This document describes the security posture, assumptions, and limitations of HANS — Hardware-Aware Neural Storage.
HANS is a performance-oriented, cache-first storage system designed for AI workloads. Security is important, but HANS intentionally makes explicit trust assumptions in order to achieve its goals.
HANS aims to:
- Operate safely under normal, non-malicious conditions
- Avoid crashes, data corruption, or hardware instability
- Fail safely and predictably when encountering errors
- Avoid introducing new attack surfaces beyond its scope
HANS does not attempt to provide comprehensive security guarantees beyond these goals.
HANS operates under the following trust assumptions:
- The host operating system is trusted
- The kernel is trusted
- Device drivers (GPU, storage) are trusted
- HANS runs with appropriate system privileges
HANS is not designed to defend against a compromised kernel, malicious drivers, or hostile hypervisors.
HANS assumes that:
- Input data is non-malicious
- File formats are well-formed
- Persistent storage backends are trusted
HANS does not attempt to defend against:
- Malformed or adversarial file formats
- Deliberately corrupted datasets
- Malicious object store contents
This assumption is critical for format-aware optimizations.
HANS assumes:
- Users have legitimate access to the system
- Users do not attempt to exploit HANS to escalate privileges
- Multi-tenant isolation is handled externally
HANS is not a hardened multi-tenant isolation boundary.
HANS does not protect against:
- Adversarial datasets designed to exploit parsers
- Side-channel attacks (timing, power, cache)
- Denial-of-service via malicious workloads
- Data exfiltration via compromised clients
- GPU-level attacks or firmware exploits
- Speculative execution vulnerabilities
These threats are outside the design scope.
HANS supports format-aware optimizations for certain file types
(see docs/FORMAT_AWARE.md).
- Format parsing is best-effort
- Parsing failures immediately trigger fallback
- No unbounded parsing in hot paths
- No trust in user-provided metadata beyond validation
If format-aware parsing fails:
- Structured access is aborted
- HANS falls back to opaque, whole-file I/O
- No retries occur in performance-critical paths
Format-aware features are optimizations, not requirements.
HANS interacts with GPU hardware via standard vendor APIs
(see docs/NVIDIA_INTEGRATION.md).
- VRAM is treated as ephemeral
- Long-lived VRAM allocations are avoided
- All GPU interactions have fallback paths
- GPU errors trigger immediate degradation
If GPU telemetry or memory operations fail:
- GPU-aware features are disabled temporarily
- HANS reverts to CPU-only behavior
- Cache consistency is preserved
HANS prioritizes system stability over performance.
HANS may require elevated privileges for:
- eBPF telemetry
- FUSE mounting
- Low-level I/O optimizations
These privileges are expected to be granted explicitly by the operator.
HANS does not attempt privilege separation internally.

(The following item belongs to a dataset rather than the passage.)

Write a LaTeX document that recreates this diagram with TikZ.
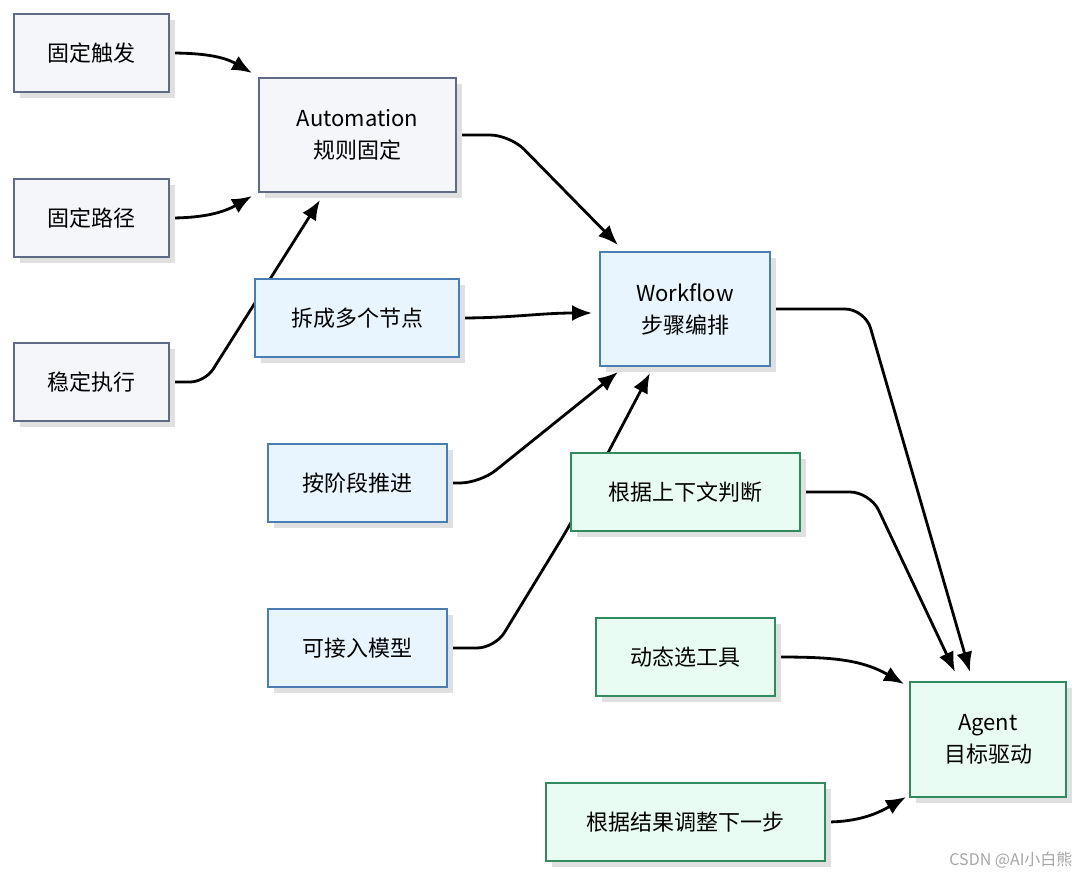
\documentclass[tikz,border=0pt]{standalone}
\usepackage{fontspec}
\setmainfont{Noto Sans CJK SC}
\usetikzlibrary{arrows.meta}
\definecolor{gfill}{HTML}{F5F6FA}\definecolor{gdraw}{HTML}{5F6B85}
\definecolor{bfill}{HTML}{E9F5FE}\definecolor{bdraw}{HTML}{4A7DB3}
\definecolor{nfill}{HTML}{E8FCF3}\definecolor{ndraw}{HTML}{2F8A5E}
\pgfdeclarelayer{bg}\pgfsetlayers{bg,main}
\begin{document}
\begin{tikzpicture}[x=1pt,y=-1pt,
 box/.style={draw,line width=2pt,inner sep=0pt,font=\fontsize{22}{32}\selectfont,align=center},
 gb/.style={box,fill=gfill,draw=gdraw},
 bb/.style={box,fill=bfill,draw=bdraw},
 nb/.style={box,fill=nfill,draw=ndraw},
 sh/.style={fill=black!12},
 ar/.style={-{Latex[length=20pt,width=16pt]},line width=2.8pt}]
\useasboundingbox (0,0) rectangle (1080,875);
\newcommand\mybox[7]{%
 \fill[sh] (#3+6,#4+6) rectangle (#5+6,#6+6);
 \node[#1,minimum width=#5-#3,minimum height=#6-#4] (#2) at ({(#3+#5)/2},{(#4+#6)/2}) {#7};}
\mybox{gb}{a}{14}{14}{169}{92}{固定触发}
\mybox{gb}{b}{14}{179}{169}{257}{固定路径}
\mybox{gb}{c}{14}{343}{169}{421}{稳定执行}
\mybox{gb}{auto}{259}{78}{456}{192}{Automation\\规则固定}
\mybox{bb}{d}{255}{279}{459}{357}{拆成多个节点}
\mybox{bb}{wf}{600}{252}{770}{366}{Workflow\\步骤编排}
\mybox{bb}{e}{268}{444}{447}{522}{按阶段推进}
\mybox{nb}{f}{571}{453}{800}{531}{根据上下文判断}
\mybox{bb}{g}{268}{609}{447}{687}{可接入模型}
\mybox{nb}{h}{596}{618}{775}{696}{动态选工具}
\mybox{nb}{ag}{910}{682}{1066}{797}{Agent\\目标驱动}
\mybox{nb}{k}{546}{783}{825}{861}{根据结果调整下一步}
\begin{pgfonlayer}{bg}
\draw[ar] (a.east) to[out=0,in=150] (252,73);
\draw[ar] (b.east) to[out=0,in=-150] (252,196);
\draw[ar,rounded corners=15pt] (c.east) -- (205,382) -- (320,200);
\draw[ar,rounded corners=20pt] (auto.east) -- (510,135) -- (618,245);
\draw[ar] (d.east) -- (460,318) to[out=0,in=180] (592,313);
\draw[ar,rounded corners=20pt] (e.east) -- (480,483) -- (618,372);
\draw[ar,rounded corners=18pt] (g.east) -- (495,648) -- (570,525) -- (650,373);
\draw[ar,rounded corners=20pt] (wf.east) -- (865,309) -- (970,672);
\draw[ar,rounded corners=20pt] (f.east) -- (870,492) -- (955,672);
\draw[ar] (h.east) to[out=0,in=150] (904,684);
\draw[ar] (k.east) to[out=0,in=-150] (906,797);
\end{pgfonlayer}
\node[anchor=south east,text=black!35,font=\fontsize{16}{18}\selectfont] at (1076,872) {CSDN @AI小白熊};
\end{tikzpicture}
\end{document}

HANS is a cache-first system.
- Cached data may be lost at any time
- Cache metadata is best-effort
- Persistent storage is the source of truth
HANS does not provide:
- Strong consistency guarantees
- Cryptographic integrity checks
- End-to-end encryption
These concerns must be handled by underlying storage systems.
If HANS is deployed in a distributed configuration:
- Network security (TLS, authentication) is the responsibility of the operator
- HANS does not implement custom cryptographic protocols
- Trust boundaries must be enforced externally
If you discover a security vulnerability in HANS:
- Do not open a public issue
- Contact the maintainer privately (method TBD)
- Provide:
- A clear description of the issue
- Reproduction steps
- Potential impact
Security reports will be handled responsibly.
HANS follows responsible disclosure principles:
- Vulnerabilities will be assessed promptly
- Fixes will be prioritized based on severity
- Public disclosure will occur after mitigation where possible
Given the early stage of the project, timelines may vary.
HANS is designed for trusted environments running trusted workloads.
By making its assumptions explicit, HANS avoids a false sense of security and focuses on what it does best: delivering high-performance, hardware-aware storage for AI workloads.
Operators are responsible for securing the environment in which HANS runs.